**What is asked**: Will you write out the data exactly, excluding every picture?

**Raw data**:
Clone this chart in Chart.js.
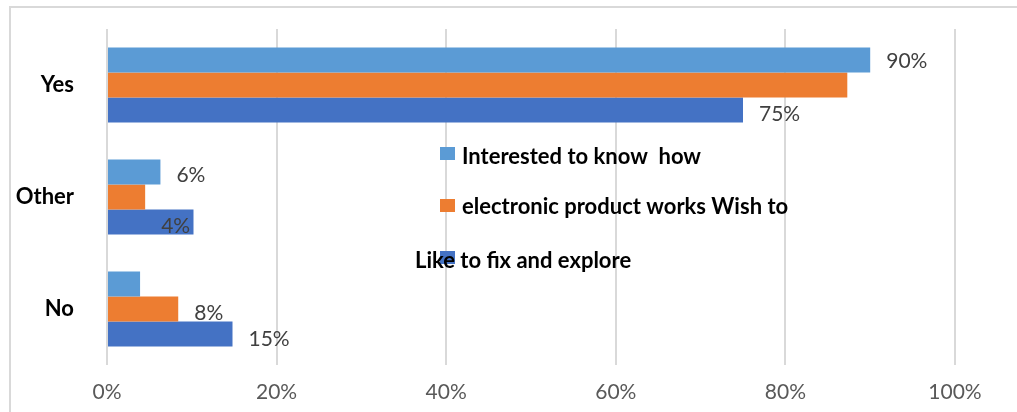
<!DOCTYPE html>
<html>
<head>
<meta charset="utf-8">
<script src="https://cdn.jsdelivr.net/npm/chart.js@4"></script>
<style>
  body { margin: 0; background: #fff; }
  #wrap { width: 1017px; height: 412px; }
</style>
</head>
<body>
<div id="wrap"><canvas id="canvas" width="1017" height="412"></canvas></div>
<script>
// categories top to bottom
const categories = ['Yes', 'Other', 'No'];

// series values (percent)
const interested = [90, 6.3, 3.9];
const electronic = [87.3, 4.5, 8.4];
const likeFix = [75, 10.2, 14.8];

// data labels as printed on the chart ('' = none)
const interestedLabels = ['90%', '6%', ''];
const electronicLabels = ['', '4%', '8%'];
const likeFixLabels = ['75%', '', '15%'];

const seriesNames = ['Interested to know  how', 'electronic product works Wish to', 'Like to fix and explore'];
const xTicks = [0, 20, 40, 60, 80, 100];

const colors = ['#5B9BD5', '#ED7D31', '#4472C4'];
const allLabels = [interestedLabels, electronicLabels, likeFixLabels];
// small vertical nudges for labels, per series/category
const labelDy = [[0, 2, 0], [0, 28, 3], [3, 0, 4]];

const frame = {
    id: 'frame',
    beforeDraw(chart) {
        const c = chart.ctx;
        c.save();
        c.strokeStyle = '#d9d9d9';
        c.lineWidth = 2;
        c.strokeRect(10, 7, chart.width + 20, chart.height + 20);
        c.restore();
    }
};

const barLabels = {
    id: 'barLabels',
    afterDatasetsDraw(chart) {
        const c = chart.ctx;
        c.save();
        c.font = '21px Lato';
        c.fillStyle = '#404040';
        c.textBaseline = 'middle';
        c.textAlign = 'left';
        chart.data.datasets.forEach((ds, i) => {
            const meta = chart.getDatasetMeta(i);
            meta.data.forEach((bar, j) => {
                const txt = allLabels[i][j];
                if (!txt) return;
                c.fillText(txt, bar.x + 16, bar.y + 1 + labelDy[i][j]);
            });
        });
        c.restore();
    }
};

// legend sits inside the plot, as in the original
const oddLegend = {
    id: 'oddLegend',
    afterDraw(chart) {
        const c = chart.ctx;
        const spots = [
            {sx: 440, sy: 147, tx: 462, ty: 157},
            {sx: 440, sy: 199, tx: 462, ty: 207},
            {sx: 440, sy: 251, tx: 415, ty: 261}
        ];
        c.save();
        c.font = 'bold 22px Lato';
        c.textBaseline = 'middle';
        c.textAlign = 'left';
        spots.forEach((s, i) => {
            c.fillStyle = colors[i];
            c.fillRect(s.sx, s.sy, 15, 13);
            c.fillStyle = '#000';
            c.fillText(seriesNames[i], s.tx, s.ty);
        });
        c.restore();
    }
};

const ctx = document.getElementById('canvas').getContext('2d');
const chart = new Chart(ctx, {
    type: 'bar',
    data: {
        labels: categories,
        datasets: [
            {label: seriesNames[0], data: interested, backgroundColor: colors[0]},
            {label: seriesNames[1], data: electronic, backgroundColor: colors[1]},
            {label: seriesNames[2], data: likeFix, backgroundColor: colors[2]}
        ]
    },
    options: {
        indexAxis: 'y',
        responsive: false,
        animation: false,
        layout: {padding: {left: 0, top: 29, right: 62, bottom: 0}},
        datasets: {bar: {categoryPercentage: 0.67, barPercentage: 1.0}},
        plugins: {legend: {display: false}, tooltip: {enabled: false}},
        scales: {
            x: {
                min: 0,
                max: 100,
                afterBuildTicks(scale) {
                    scale.ticks = xTicks.map(v => ({value: v}));
                },
                afterFit(scale) { scale.height = 47; },
                grid: {color: '#d9d9d9', lineWidth: 2, drawTicks: false},
                border: {display: false},
                ticks: {
                    padding: 15,
                    color: '#595959',
                    font: {family: 'Lato', size: 21},
                    callback: v => v + '%'
                }
            },
            y: {
                afterFit(scale) {
                    scale.width = 107;
                    scale.paddingTop = 0;
                    scale.paddingBottom = 0;
                },
                grid: {display: false, drawTicks: false},
                border: {display: false},
                ticks: {
                    padding: 33,
                    color: '#000',
                    font: {family: 'Lato', size: 22, weight: 'bold'}
                }
            }
        }
    },
    plugins: [frame, barLabels, oddLegend]
});
</script>
</body>
</html>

**Correct answer**:
Clone this chart in Chart.js.
<!DOCTYPE html>
<html>
<head>
<meta charset="utf-8">
<script src="https://cdn.jsdelivr.net/npm/chart.js@4"></script>
<style>
  body { margin: 0; background: #fff; }
  #wrap { width: 1017px; height: 412px; }
</style>
</head>
<body>
<div id="wrap"><canvas id="canvas" width="1017" height="412"></canvas></div>
<script>
// categories top to bottom
const categories = ['Yes', 'Other', 'No'];

// series values (percent)
const interested = [90, 6.3, 3.9];
const electronic = [87.3, 4.5, 8.4];
const likeFix = [75, 10.2, 14.8];

// data labels as printed on the chart ('' = none)
const interestedLabels = ['90%', '6%', ''];
const electronicLabels = ['', '4%', '8%'];
const likeFixLabels = ['75%', '', '15%'];

const seriesNames = ['Interested to know  how', 'electronic product works Wish to', 'Like to fix and explore'];
const xTicks = [0, 20, 40, 60, 80, 100];

const colors = ['#5B9BD5', '#ED7D31', '#4472C4'];
const allLabels = [interestedLabels, electronicLabels, likeFixLabels];
// small vertical nudges for labels, per series/category
const labelDy = [[0, 2, 0], [0, 28, 3], [3, 0, 4]];

const frame = {
    id: 'frame',
    beforeDraw(chart) {
        const c = chart.ctx;
        c.save();
        c.strokeStyle = '#d9d9d9';
        c.lineWidth = 2;
        c.strokeRect(10, 7, chart.width + 20, chart.height + 20);
        c.restore();
    }
};

const barLabels = {
    id: 'barLabels',
    afterDatasetsDraw(chart) {
        const c = chart.ctx;
        c.save();
        c.font = '21px Lato';
        c.fillStyle = '#404040';
        c.textBaseline = 'middle';
        c.textAlign = 'left';
        chart.data.datasets.forEach((ds, i) => {
            const meta = chart.getDatasetMeta(i);
            meta.data.forEach((bar, j) => {
                const txt = allLabels[i][j];
                if (!txt) return;
                c.fillText(txt, bar.x + 16, bar.y + 1 + labelDy[i][j]);
            });
        });
        c.restore();
    }
};

// legend sits inside the plot, as in the original
const oddLegend = {
    id: 'oddLegend',
    afterDraw(chart) {
        const c = chart.ctx;
        const spots = [
            {sx: 440, sy: 147, tx: 462, ty: 157},
            {sx: 440, sy: 199, tx: 462, ty: 207},
            {sx: 440, sy: 251, tx: 415, ty: 261}
        ];
        c.save();
        c.font = 'bold 22px Lato';
        c.textBaseline = 'middle';
        c.textAlign = 'left';
        spots.forEach((s, i) => {
            c.fillStyle = colors[i];
            c.fillRect(s.sx, s.sy, 15, 13);
            c.fillStyle = '#000';
            c.fillText(seriesNames[i], s.tx, s.ty);
        });
        c.restore();
    }
};

const ctx = document.getElementById('canvas').getContext('2d');
const chart = new Chart(ctx, {
    type: 'bar',
    data: {
        labels: categories,
        datasets: [
            {label: seriesNames[0], data: interested, backgroundColor: colors[0]},
            {label: seriesNames[1], data: electronic, backgroundColor: colors[1]},
            {label: seriesNames[2], data: likeFix, backgroundColor: colors[2]}
        ]
    },
    options: {
        indexAxis: 'y',
        responsive: false,
        animation: false,
        layout: {padding: {left: 0, top: 29, right: 62, bottom: 0}},
        datasets: {bar: {categoryPercentage: 0.67, barPercentage: 1.0}},
        plugins: {legend: {display: false}, tooltip: {enabled: false}},
        scales: {
            x: {
                min: 0,
                max: 100,
                afterBuildTicks(scale) {
                    scale.ticks = xTicks.map(v => ({value: v}));
                },
                afterFit(scale) { scale.height = 47; },
                grid: {color: '#d9d9d9', lineWidth: 2, drawTicks: false},
                border: {display: false},
                ticks: {
                    padding: 15,
                    color: '#595959',
                    font: {family: 'Lato', size: 21},
                    callback: v => v + '%'
                }
            },
            y: {
                afterFit(scale) {
                    scale.width = 107;
                    scale.paddingTop = 0;
                    scale.paddingBottom = 0;
                },
                grid: {display: false, drawTicks: false},
                border: {display: false},
                ticks: {
                    padding: 33,
                    color: '#000',
                    font: {family: 'Lato', size: 22, weight: 'bold'}
                }
            }
        }
    },
    plugins: [frame, barLabels, oddLegend]
});
</script>
</body>
</html>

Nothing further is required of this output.